Material provided =>
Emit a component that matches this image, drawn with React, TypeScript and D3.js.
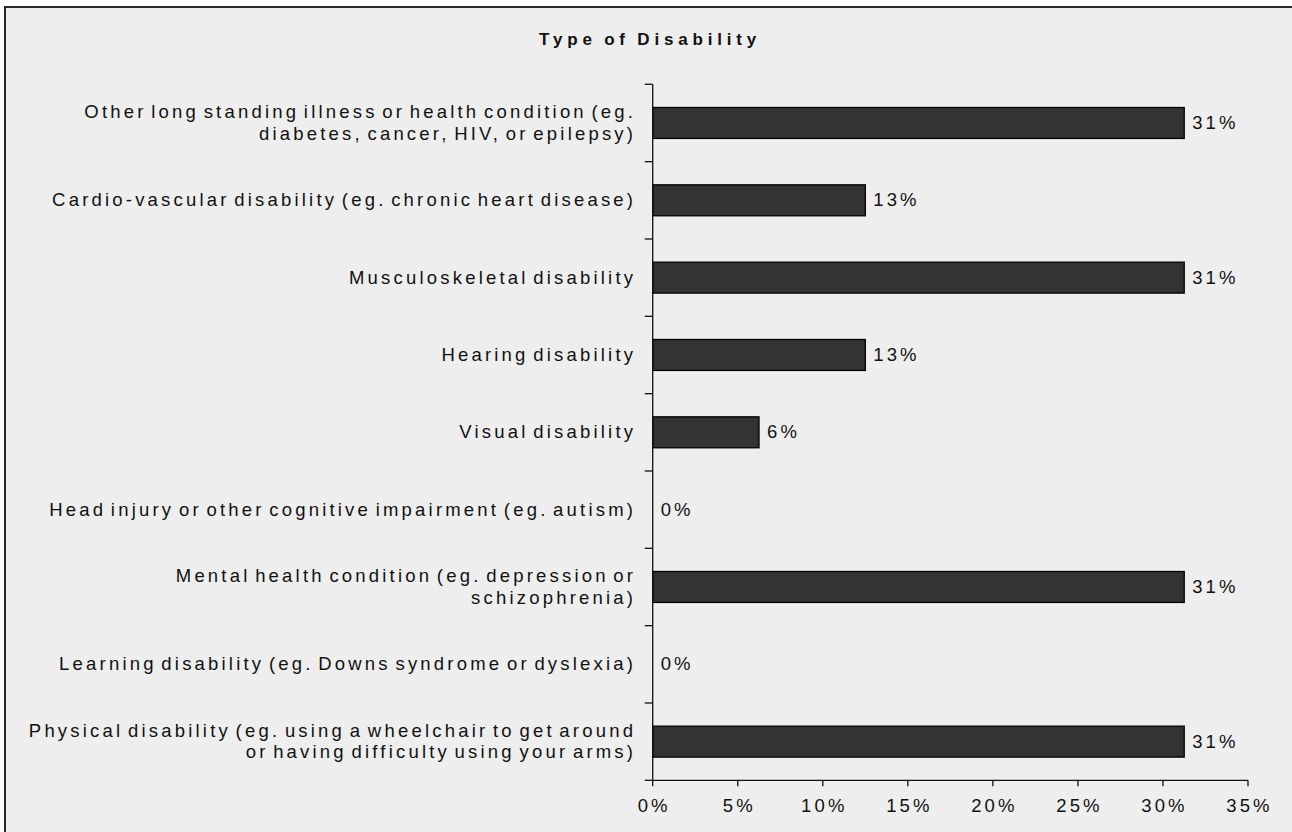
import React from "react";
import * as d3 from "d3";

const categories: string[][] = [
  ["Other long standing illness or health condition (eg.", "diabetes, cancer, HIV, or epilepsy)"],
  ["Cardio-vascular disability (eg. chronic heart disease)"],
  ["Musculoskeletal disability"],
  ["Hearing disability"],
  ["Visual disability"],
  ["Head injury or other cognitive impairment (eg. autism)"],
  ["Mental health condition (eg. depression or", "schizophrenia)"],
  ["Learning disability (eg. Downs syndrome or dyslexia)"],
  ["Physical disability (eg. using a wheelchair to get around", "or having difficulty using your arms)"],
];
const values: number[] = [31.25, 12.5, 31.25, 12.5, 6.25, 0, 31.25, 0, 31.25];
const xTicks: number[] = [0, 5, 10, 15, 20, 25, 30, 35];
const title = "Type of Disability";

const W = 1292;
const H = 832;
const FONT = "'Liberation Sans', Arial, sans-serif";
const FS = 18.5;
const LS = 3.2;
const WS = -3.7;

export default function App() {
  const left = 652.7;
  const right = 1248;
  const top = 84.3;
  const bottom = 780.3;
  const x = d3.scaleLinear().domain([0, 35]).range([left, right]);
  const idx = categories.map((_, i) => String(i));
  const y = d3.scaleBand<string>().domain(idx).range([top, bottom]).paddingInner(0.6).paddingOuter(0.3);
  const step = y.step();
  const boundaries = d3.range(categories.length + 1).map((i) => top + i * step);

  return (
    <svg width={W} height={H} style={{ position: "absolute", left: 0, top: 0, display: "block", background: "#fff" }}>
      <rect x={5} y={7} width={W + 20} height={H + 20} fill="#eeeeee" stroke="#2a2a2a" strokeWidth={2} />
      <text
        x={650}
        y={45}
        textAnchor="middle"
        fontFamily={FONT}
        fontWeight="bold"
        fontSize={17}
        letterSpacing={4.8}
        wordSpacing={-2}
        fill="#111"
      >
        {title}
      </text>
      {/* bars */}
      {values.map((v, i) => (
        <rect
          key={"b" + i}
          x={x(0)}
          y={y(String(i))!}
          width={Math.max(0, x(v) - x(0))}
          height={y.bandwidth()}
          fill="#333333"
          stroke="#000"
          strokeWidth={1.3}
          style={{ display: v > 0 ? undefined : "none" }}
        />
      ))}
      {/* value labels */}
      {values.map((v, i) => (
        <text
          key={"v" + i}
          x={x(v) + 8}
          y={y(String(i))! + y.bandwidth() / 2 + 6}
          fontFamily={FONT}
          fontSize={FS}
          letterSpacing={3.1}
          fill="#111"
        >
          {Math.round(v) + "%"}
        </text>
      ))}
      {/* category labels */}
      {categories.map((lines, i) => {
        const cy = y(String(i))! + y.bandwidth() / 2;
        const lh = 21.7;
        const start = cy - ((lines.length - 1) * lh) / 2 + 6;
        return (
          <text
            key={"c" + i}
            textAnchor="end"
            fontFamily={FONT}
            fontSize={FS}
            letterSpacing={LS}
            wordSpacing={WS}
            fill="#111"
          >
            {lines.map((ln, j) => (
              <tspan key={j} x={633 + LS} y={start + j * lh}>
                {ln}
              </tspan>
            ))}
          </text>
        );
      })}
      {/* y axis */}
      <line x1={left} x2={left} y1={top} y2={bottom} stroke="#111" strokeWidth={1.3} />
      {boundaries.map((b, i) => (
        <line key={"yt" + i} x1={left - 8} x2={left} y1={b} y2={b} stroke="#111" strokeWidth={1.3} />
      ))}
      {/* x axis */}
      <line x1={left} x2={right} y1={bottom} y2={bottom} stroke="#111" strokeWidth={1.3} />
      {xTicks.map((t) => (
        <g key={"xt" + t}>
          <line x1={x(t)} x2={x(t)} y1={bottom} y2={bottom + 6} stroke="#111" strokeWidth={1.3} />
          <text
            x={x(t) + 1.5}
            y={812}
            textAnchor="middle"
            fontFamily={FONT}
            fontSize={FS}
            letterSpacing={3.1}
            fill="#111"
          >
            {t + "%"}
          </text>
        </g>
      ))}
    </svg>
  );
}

Request => Scan the listing above for the word "React" and copy every line that holds it.

Expected answer =>
Emit a component that matches this image, drawn with React, TypeScript and D3.js.
import React from "react";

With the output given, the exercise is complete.